“And Miss Hilly never quite got over Mister Johnny” –The Help
As I’m 163 pages in, I grab a sharpie and dog ear the corner.
As I frivolously circle the top of the page, I think about pain.
My dad has told me that the mouth and the surface of the body respond to trauma quickly. I’ve learned getting over things like love and hurt is like getting a minor burn, or minor trauma. Like touching a frying pan for a split second, or burning your neck with a curling iron. At first, you pull your hand away because the pain is so intense, but it only lasts a second, then it dulls. But then the pain returns, oh it comes back. The skin slowly bubbling and the pain slowly but surely, getting much worse. Then, for a while, you’re left with a raw, open, excruciating wound. Just like a burn, it’s hell for a while. Every time you wash your hands or touch the area, you’re reminded of how badly the burn hurt you. You can cover it up with bandaids, but you never forget that it’s still there, throbbing underneath the protection. But then, the pain dulls. The blister heals. The thousands of layers of skin that were once gone suddenly regrow, all on their own. You heal.
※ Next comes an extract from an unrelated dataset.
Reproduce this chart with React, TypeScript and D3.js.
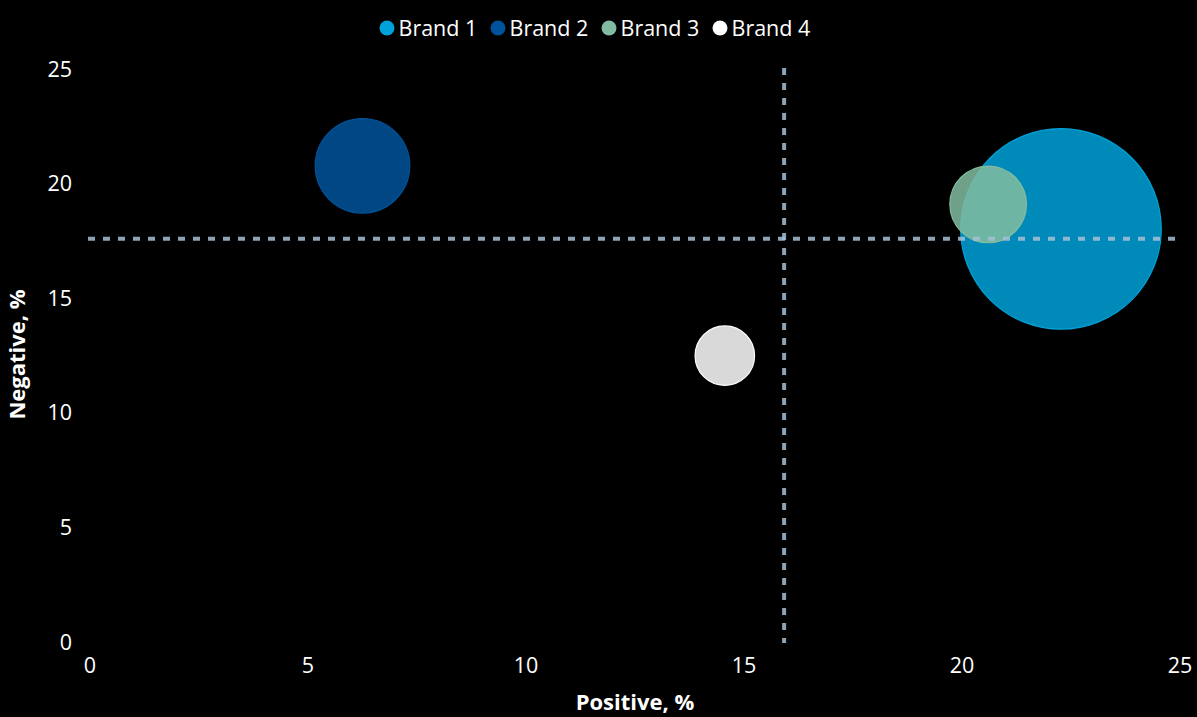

Even if you don’t treat the wound, the skin will always grow back. And then, at the end, after bandaids and aloe and TLC, you can’t even remember how badly it hurt. You remember the pain because there is always a scar, but you never hurt as bad as the initial burn. Everything heals over time, and if it doesn’t, the sad truth is the pain will just become a small part of you. You will eventually not even notice it, as long as you keep it as a small part. Don’t let it get big.
In the end, the burn is just another blister. And you know full well, Miss Hilly, no one ever died from a blister. Blisters, just like everything else, are survivable.
It’s just another blister.
Miss Hilly, I reckon you will always heal.